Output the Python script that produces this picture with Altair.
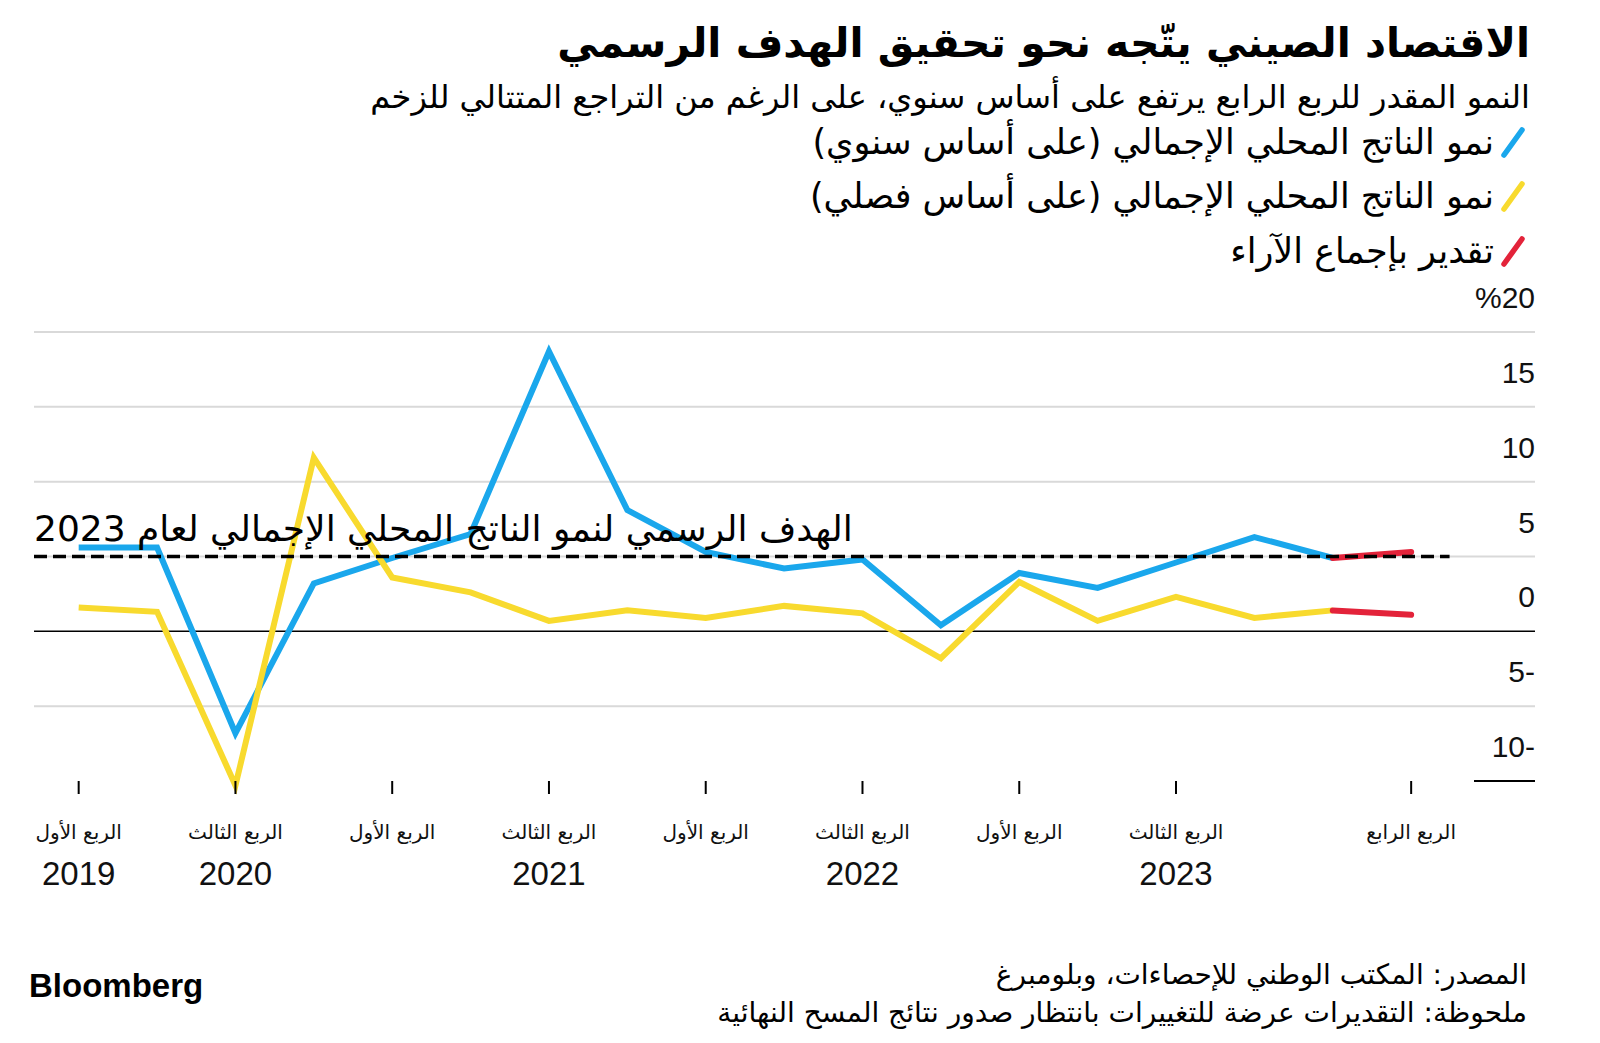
import altair as alt
import pandas as pd

# ---------------- data ----------------
quarter_idx = list(range(17))
yoy = [5.6, 5.6, -6.8, 3.2, 4.9, 6.5, 18.7, 8.1, 5.3, 4.2, 4.8, 0.4, 3.9, 2.9, 4.6, 6.3, 4.9]
qoq = [1.6, 1.3, -10.3, 11.6, 3.6, 2.6, 0.7, 1.4, 0.9, 1.7, 1.2, -1.8, 3.3, 0.7, 2.3, 0.9, 1.4]
est_idx = [16, 17]
est_yoy = [4.9, 5.3]
est_qoq = [1.4, 1.1]
target_value = 5
target_span = [-0.57, 17.49]

tick_idx = [0, 2, 4, 6, 8, 10, 12, 14, 17]
tick_quarter = ["الربع الأول", "الربع الثالث", "الربع الأول", "الربع الثالث", "الربع الأول",
                "الربع الثالث", "الربع الأول", "الربع الثالث", "الربع الرابع"]
tick_year = ["2019", "2020", "", "2021", "", "2022", "", "2023", ""]
y_ticks = [20, 15, 10, 5, 0, -5, -10]
y_labels = ["%20", "15", "10", "5", "0", "5-", "10-"]
grid_vals = [20, 15, 10, 5, -5]

RLM = "\u200f"
title = "الاقتصاد الصيني يتّجه نحو تحقيق الهدف الرسمي"
subtitle = "النمو المقدر للربع الرابع يرتفع على أساس سنوي، على الرغم من التراجع المتتالي للزخم"
legend_labels = ["نمو الناتج المحلي الإجمالي (على أساس سنوي)" + RLM,
                 "نمو الناتج المحلي الإجمالي (على أساس فصلي)" + RLM,
                 "تقدير بإجماع الآراء"]
annotation = "الهدف الرسمي لنمو الناتج المحلي الإجمالي لعام 2023"
source = "المصدر: المكتب الوطني للإحصاءات، وبلومبرغ"
note = "ملحوظة: التقديرات عرضة للتغييرات بانتظار صدور نتائج المسح النهائية"
brand = "Bloomberg"

BLUE = "#1AA7EC"
YELLOW = "#F8DA2E"
RED = "#E3233A"
AR = "DejaVu Sans"
NUM = "Liberation Sans"

W, H = 1501, 449
xs = alt.Scale(domain=[-0.57, 18.58], nice=False, zero=False)
ys = alt.Scale(domain=[-10, 20], nice=False, zero=False)

series_df = pd.DataFrame({
    "i": quarter_idx * 2,
    "v": yoy + qoq,
    "s": ["yoy"] * len(yoy) + ["qoq"] * len(qoq),
})
est_df = pd.DataFrame({
    "i": est_idx * 2,
    "v": est_yoy + est_qoq,
    "s": ["yoy_e"] * 2 + ["qoq_e"] * 2,
})

layers = []

# gridlines
layers.append(alt.Chart(pd.DataFrame({"v": grid_vals})).mark_rule(color="#d9d9d9", strokeWidth=2).encode(
    y=alt.Y("v:Q", scale=ys, axis=None), x=alt.value(0), x2=alt.value(W)))
# zero line
layers.append(alt.Chart(pd.DataFrame({"v": [0]})).mark_rule(color="#000000", strokeWidth=1.5).encode(
    y=alt.Y("v:Q", scale=ys, axis=None), x=alt.value(0), x2=alt.value(W)))
# short -10 line
layers.append(alt.Chart(pd.DataFrame({"v": [-10]})).mark_rule(color="#000000", strokeWidth=2).encode(
    y=alt.Y("v:Q", scale=ys, axis=None), x=alt.value(1440), x2=alt.value(W)))

# lines
layers.append(alt.Chart(series_df[series_df.s == "yoy"]).mark_line(color=BLUE, strokeWidth=6).encode(
    x=alt.X("i:Q", scale=xs, axis=None), y=alt.Y("v:Q", scale=ys, axis=None)))
layers.append(alt.Chart(series_df[series_df.s == "qoq"]).mark_line(color=YELLOW, strokeWidth=6).encode(
    x=alt.X("i:Q", scale=xs, axis=None), y=alt.Y("v:Q", scale=ys, axis=None)))
layers.append(alt.Chart(est_df).mark_line(color=RED, strokeWidth=6, strokeCap="round").encode(
    x=alt.X("i:Q", scale=xs, axis=None), y=alt.Y("v:Q", scale=ys, axis=None), detail="s:N"))

# target dashed line
layers.append(alt.Chart(pd.DataFrame({"a": [target_span[0]], "b": [target_span[1]], "v": [target_value]}))
              .mark_rule(color="#000000", strokeWidth=3.5, strokeDash=[13, 6]).encode(
    x=alt.X("a:Q", scale=xs, axis=None), x2="b:Q", y=alt.Y("v:Q", scale=ys, axis=None)))

# annotation
layers.append(alt.Chart(pd.DataFrame({"v": [target_value], "t": [annotation]}))
              .mark_text(font=AR, fontSize=36, align="left", baseline="middle", dy=-27, color="#000000").encode(
    x=alt.value(0), y=alt.Y("v:Q", scale=ys, axis=None), text="t:N"))

# y labels
layers.append(alt.Chart(pd.DataFrame({"v": y_ticks, "t": y_labels}))
              .mark_text(font=NUM, fontSize=30, align="right", baseline="middle", dy=-33, color="#111111").encode(
    x=alt.value(W), y=alt.Y("v:Q", scale=ys, axis=None), text="t:N"))

# x ticks and labels
tick_df = pd.DataFrame({"i": tick_idx, "q": tick_quarter, "y": tick_year})
layers.append(alt.Chart(tick_df).mark_rule(color="#000000", strokeWidth=2).encode(
    x=alt.X("i:Q", scale=xs, axis=None), y=alt.value(449), y2=alt.value(462)))
layers.append(alt.Chart(tick_df).mark_text(font=AR, fontSize=20, align="center", baseline="middle", color="#111111").encode(
    x=alt.X("i:Q", scale=xs, axis=None), y=alt.value(501), text="q:N"))
layers.append(alt.Chart(tick_df).mark_text(font=NUM, fontSize=33, align="center", baseline="middle", color="#111111").encode(
    x=alt.X("i:Q", scale=xs, axis=None), y=alt.value(543), text="y:N"))


def label(text, x, y, size, font=AR, weight="normal", align="right"):
    return alt.Chart(pd.DataFrame({"t": [text]})).mark_text(
        font=font, fontSize=size, fontWeight=weight, align=align, baseline="middle", color="#000000"
    ).encode(x=alt.value(x), y=alt.value(y), text="t:N")


layers.append(label(title, 1496, -287, 41, weight="bold"))
layers.append(label(subtitle, 1496, -234, 32))

legend_colors = [BLUE, YELLOW, RED]
legend_y = [-189, -135, -80]
for lab, col, yy in zip(legend_labels, legend_colors, legend_y):
    layers.append(label(lab, 1460, yy, 35))
    layers.append(alt.Chart(pd.DataFrame({"t": [lab]})).mark_rule(color=col, strokeWidth=5.5, strokeCap="round").encode(
        x=alt.value(1470), x2=alt.value(1488), y=alt.value(yy + 12), y2=alt.value(yy - 13)))

layers.append(label(source, 1493, 644, 28))
layers.append(label(note, 1493, 682, 28))
layers.append(label(brand, -5, 655, 33, font=NUM, weight="bold", align="left"))

chart = alt.layer(*layers).properties(
    width=W, height=H,
    autosize=alt.AutoSizeParams(type="none"),
    padding={"left": 26, "top": 324, "right": 40, "bottom": 255},
).configure_view(stroke=None)

chart.save("out.html", embed_options={"renderer": "svg", "actions": False})
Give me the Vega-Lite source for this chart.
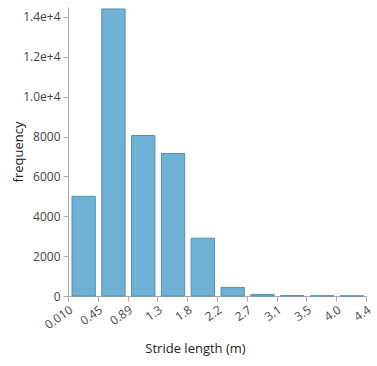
{
  "$schema": "https://vega.github.io/schema/vega-lite/v6.json",
  "autosize": "none",
  "width": 298,
  "height": 289,
  "padding": {"left": 68, "top": 7, "right": 11, "bottom": 70},
  "background": "white",
  "config": {
    "view": {"stroke": null},
    "font": "Segoe UI, Open Sans, sans-serif",
    "axis": {
      "grid": false,
      "domainColor": "#aaaaaa",
      "tickColor": "#aaaaaa",
      "tickSize": 5,
      "labelColor": "#444444",
      "labelFontSize": 12,
      "labelFont": "Segoe UI, Open Sans, sans-serif",
      "titleFont": "Segoe UI, Open Sans, sans-serif",
      "titleFontWeight": "normal",
      "titleFontSize": 13,
      "titleColor": "#222222"
    }
  },
  "data": {
    "values": [
      {"bin_start": 0.010, "bin_end": 0.451, "count": 5000},
      {"bin_start": 0.451, "bin_end": 0.892, "count": 14400},
      {"bin_start": 0.892, "bin_end": 1.333, "count": 8050},
      {"bin_start": 1.333, "bin_end": 1.774, "count": 7150},
      {"bin_start": 1.774, "bin_end": 2.215, "count": 2900},
      {"bin_start": 2.215, "bin_end": 2.656, "count": 430},
      {"bin_start": 2.656, "bin_end": 3.097, "count": 80},
      {"bin_start": 3.097, "bin_end": 3.538, "count": 20},
      {"bin_start": 3.538, "bin_end": 3.979, "count": 10},
      {"bin_start": 3.979, "bin_end": 4.420, "count": 5}
    ]
  },
  "mark": {
    "type": "bar",
    "fill": "#6fb1d5",
    "stroke": "#4f90b6",
    "strokeWidth": 1,
    "xOffset": 4,
    "x2Offset": -2.5
  },
  "encoding": {
    "x": {
      "field": "bin_start",
      "type": "quantitative",
      "scale": {"domain": [0.010, 4.420], "nice": false, "zero": false},
      "axis": {
        "title": "Stride length (m)",
        "values": [0.010, 0.451, 0.892, 1.333, 1.774, 2.215, 2.656, 3.097, 3.538, 3.979, 4.420],
        "format": ".2r",
        "labelAngle": -35,
        "labelAlign": "right",
        "labelBaseline": "top",
        "labelPadding": 3,
        "labelOverlap": false,
        "titleX": 127,
        "titleY": 46,
        "titleAnchor": "middle"
      }
    },
    "x2": {"field": "bin_end"},
    "y": {
      "field": "count",
      "type": "quantitative",
      "scale": {"domain": [0, 14500], "nice": false},
      "axis": {
        "title": "frequency",
        "values": [0, 2000, 4000, 6000, 8000, 10000, 12000, 14000],
        "labelExpr": "datum.value >= 10000 ? format(datum.value, '.1e') : format(datum.value, 'd')",
        "labelPadding": 3,
        "titleX": -43
      }
    },
    "y2": {"datum": 0}
  }
}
########
__To do__. Report the number of lines above that contain the word "source", and only that number.

__Solution to this task__. 3